* [WORK REQUIRED]:
Write the lines out again, from the top of the material to the line containing "1.9, 1.95, 2];", pictures excluded.

* [GIVEN DATA]:
▼▼▼

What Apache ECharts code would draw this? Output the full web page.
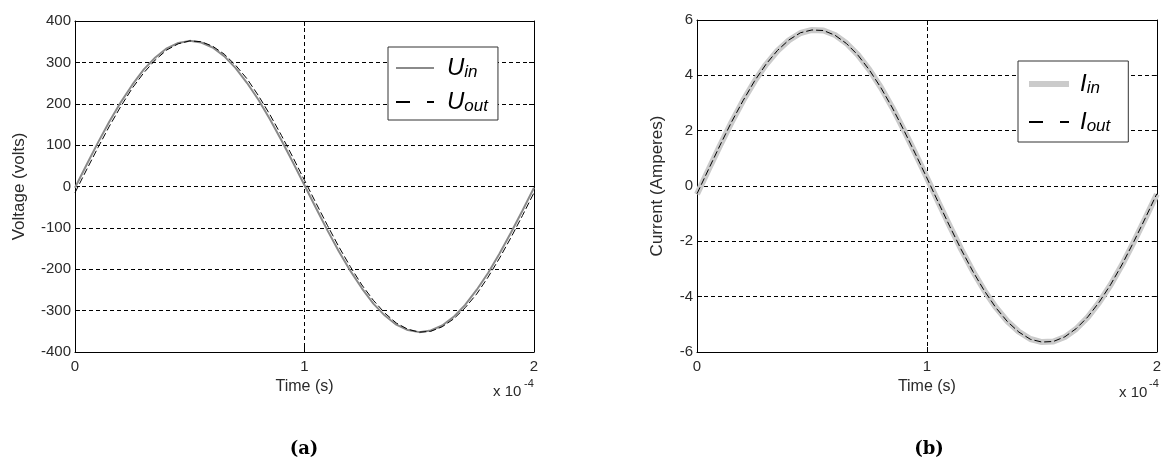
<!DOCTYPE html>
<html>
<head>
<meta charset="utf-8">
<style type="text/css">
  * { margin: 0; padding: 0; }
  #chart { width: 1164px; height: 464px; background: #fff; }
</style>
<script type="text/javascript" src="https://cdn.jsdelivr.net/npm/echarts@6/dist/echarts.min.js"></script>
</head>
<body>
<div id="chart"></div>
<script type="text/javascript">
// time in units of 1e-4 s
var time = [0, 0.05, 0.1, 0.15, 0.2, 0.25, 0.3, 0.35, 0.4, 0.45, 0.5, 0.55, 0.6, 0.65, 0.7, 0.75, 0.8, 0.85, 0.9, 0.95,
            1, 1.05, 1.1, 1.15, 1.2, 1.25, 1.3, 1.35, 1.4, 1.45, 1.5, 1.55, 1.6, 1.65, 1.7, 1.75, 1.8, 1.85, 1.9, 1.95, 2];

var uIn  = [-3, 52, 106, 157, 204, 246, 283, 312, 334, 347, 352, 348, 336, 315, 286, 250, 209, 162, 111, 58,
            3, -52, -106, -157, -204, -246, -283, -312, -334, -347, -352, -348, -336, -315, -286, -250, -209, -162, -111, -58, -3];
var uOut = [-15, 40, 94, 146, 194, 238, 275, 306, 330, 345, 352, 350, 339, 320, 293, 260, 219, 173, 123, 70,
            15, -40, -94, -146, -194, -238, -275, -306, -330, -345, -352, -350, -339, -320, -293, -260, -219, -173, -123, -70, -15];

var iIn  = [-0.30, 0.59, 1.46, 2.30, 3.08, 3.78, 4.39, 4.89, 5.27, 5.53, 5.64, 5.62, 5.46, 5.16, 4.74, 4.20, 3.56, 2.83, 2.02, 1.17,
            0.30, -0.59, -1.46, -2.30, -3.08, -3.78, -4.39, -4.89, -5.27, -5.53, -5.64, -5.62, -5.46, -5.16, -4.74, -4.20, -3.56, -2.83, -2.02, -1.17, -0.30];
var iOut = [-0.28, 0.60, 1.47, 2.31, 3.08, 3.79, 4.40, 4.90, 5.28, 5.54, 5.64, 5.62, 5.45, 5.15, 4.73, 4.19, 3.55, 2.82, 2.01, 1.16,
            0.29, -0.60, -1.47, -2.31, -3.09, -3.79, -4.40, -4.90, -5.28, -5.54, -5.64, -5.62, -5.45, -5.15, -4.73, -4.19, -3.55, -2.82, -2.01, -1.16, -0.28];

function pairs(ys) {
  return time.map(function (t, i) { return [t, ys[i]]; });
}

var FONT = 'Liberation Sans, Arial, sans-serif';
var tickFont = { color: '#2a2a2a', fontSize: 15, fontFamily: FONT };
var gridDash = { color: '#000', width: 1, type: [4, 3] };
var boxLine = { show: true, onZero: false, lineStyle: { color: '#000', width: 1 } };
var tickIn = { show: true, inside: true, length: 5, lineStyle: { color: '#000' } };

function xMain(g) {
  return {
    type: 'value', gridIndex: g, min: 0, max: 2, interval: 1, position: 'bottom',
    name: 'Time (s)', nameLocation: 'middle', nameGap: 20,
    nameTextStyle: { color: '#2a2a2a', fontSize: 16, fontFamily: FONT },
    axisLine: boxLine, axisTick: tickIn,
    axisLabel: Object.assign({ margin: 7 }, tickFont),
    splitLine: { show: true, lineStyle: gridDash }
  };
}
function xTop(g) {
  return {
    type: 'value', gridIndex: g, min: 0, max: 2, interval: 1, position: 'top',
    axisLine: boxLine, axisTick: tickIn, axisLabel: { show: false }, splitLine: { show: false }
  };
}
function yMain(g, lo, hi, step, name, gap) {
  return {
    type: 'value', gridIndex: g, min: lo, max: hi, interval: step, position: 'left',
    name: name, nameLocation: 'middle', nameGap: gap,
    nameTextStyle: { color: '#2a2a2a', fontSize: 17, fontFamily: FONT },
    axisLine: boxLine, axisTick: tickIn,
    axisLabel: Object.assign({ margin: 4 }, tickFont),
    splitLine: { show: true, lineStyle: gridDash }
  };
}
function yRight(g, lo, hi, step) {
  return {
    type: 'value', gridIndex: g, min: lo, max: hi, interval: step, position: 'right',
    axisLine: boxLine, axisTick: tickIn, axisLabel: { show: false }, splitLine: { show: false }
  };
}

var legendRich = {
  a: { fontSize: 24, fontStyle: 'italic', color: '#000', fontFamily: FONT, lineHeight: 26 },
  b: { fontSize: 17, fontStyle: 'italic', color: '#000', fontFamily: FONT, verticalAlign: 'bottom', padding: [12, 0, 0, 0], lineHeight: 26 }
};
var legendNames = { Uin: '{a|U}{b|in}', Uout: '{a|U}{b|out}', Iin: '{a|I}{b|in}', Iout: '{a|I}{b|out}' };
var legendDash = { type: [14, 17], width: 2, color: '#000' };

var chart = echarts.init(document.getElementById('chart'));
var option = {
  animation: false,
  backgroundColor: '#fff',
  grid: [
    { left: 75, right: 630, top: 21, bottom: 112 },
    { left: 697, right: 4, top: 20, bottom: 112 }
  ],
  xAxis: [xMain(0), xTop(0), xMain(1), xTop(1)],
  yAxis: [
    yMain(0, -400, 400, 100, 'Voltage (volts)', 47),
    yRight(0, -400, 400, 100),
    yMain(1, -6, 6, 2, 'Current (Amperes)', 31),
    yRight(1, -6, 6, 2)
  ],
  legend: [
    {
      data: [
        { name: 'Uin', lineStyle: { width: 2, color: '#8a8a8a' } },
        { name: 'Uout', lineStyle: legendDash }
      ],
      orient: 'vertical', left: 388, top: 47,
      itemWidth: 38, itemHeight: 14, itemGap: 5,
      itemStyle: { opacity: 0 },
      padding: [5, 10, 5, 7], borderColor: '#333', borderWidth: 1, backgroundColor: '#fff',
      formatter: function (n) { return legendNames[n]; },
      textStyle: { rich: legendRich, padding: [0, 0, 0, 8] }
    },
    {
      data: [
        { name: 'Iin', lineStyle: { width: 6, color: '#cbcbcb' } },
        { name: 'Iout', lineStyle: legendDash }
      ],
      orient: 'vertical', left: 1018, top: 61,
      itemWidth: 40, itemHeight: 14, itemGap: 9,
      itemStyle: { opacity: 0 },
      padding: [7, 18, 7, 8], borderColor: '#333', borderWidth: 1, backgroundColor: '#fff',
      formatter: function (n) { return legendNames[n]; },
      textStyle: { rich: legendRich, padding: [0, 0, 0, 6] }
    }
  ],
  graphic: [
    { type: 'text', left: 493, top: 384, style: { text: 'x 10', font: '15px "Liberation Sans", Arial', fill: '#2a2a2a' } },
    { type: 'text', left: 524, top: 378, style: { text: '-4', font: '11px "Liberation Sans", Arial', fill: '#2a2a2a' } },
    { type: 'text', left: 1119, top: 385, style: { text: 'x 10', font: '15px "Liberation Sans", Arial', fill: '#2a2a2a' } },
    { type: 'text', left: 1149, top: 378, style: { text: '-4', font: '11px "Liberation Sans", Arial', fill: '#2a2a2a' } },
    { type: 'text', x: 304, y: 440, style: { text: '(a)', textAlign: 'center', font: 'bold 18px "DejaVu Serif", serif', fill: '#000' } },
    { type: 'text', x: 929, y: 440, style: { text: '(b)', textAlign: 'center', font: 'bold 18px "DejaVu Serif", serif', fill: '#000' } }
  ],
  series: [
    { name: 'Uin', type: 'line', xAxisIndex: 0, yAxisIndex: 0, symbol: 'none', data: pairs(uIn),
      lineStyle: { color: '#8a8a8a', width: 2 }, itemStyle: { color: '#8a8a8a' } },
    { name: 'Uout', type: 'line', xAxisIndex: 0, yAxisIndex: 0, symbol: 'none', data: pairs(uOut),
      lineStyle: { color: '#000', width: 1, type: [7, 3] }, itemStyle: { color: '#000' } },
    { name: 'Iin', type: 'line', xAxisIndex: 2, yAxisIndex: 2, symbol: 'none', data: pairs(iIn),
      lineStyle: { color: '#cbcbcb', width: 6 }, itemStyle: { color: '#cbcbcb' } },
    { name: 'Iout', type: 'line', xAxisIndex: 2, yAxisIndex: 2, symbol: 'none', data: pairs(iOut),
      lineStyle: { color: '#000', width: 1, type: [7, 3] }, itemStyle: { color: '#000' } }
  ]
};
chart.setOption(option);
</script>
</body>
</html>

▲▲▲

* [EXERCISE OUTPUT]:
What Apache ECharts code would draw this? Output the full web page.
<!DOCTYPE html>
<html>
<head>
<meta charset="utf-8">
<style type="text/css">
  * { margin: 0; padding: 0; }
  #chart { width: 1164px; height: 464px; background: #fff; }
</style>
<script type="text/javascript" src="https://cdn.jsdelivr.net/npm/echarts@6/dist/echarts.min.js"></script>
</head>
<body>
<div id="chart"></div>
<script type="text/javascript">
// time in units of 1e-4 s
var time = [0, 0.05, 0.1, 0.15, 0.2, 0.25, 0.3, 0.35, 0.4, 0.45, 0.5, 0.55, 0.6, 0.65, 0.7, 0.75, 0.8, 0.85, 0.9, 0.95,
            1, 1.05, 1.1, 1.15, 1.2, 1.25, 1.3, 1.35, 1.4, 1.45, 1.5, 1.55, 1.6, 1.65, 1.7, 1.75, 1.8, 1.85, 1.9, 1.95, 2];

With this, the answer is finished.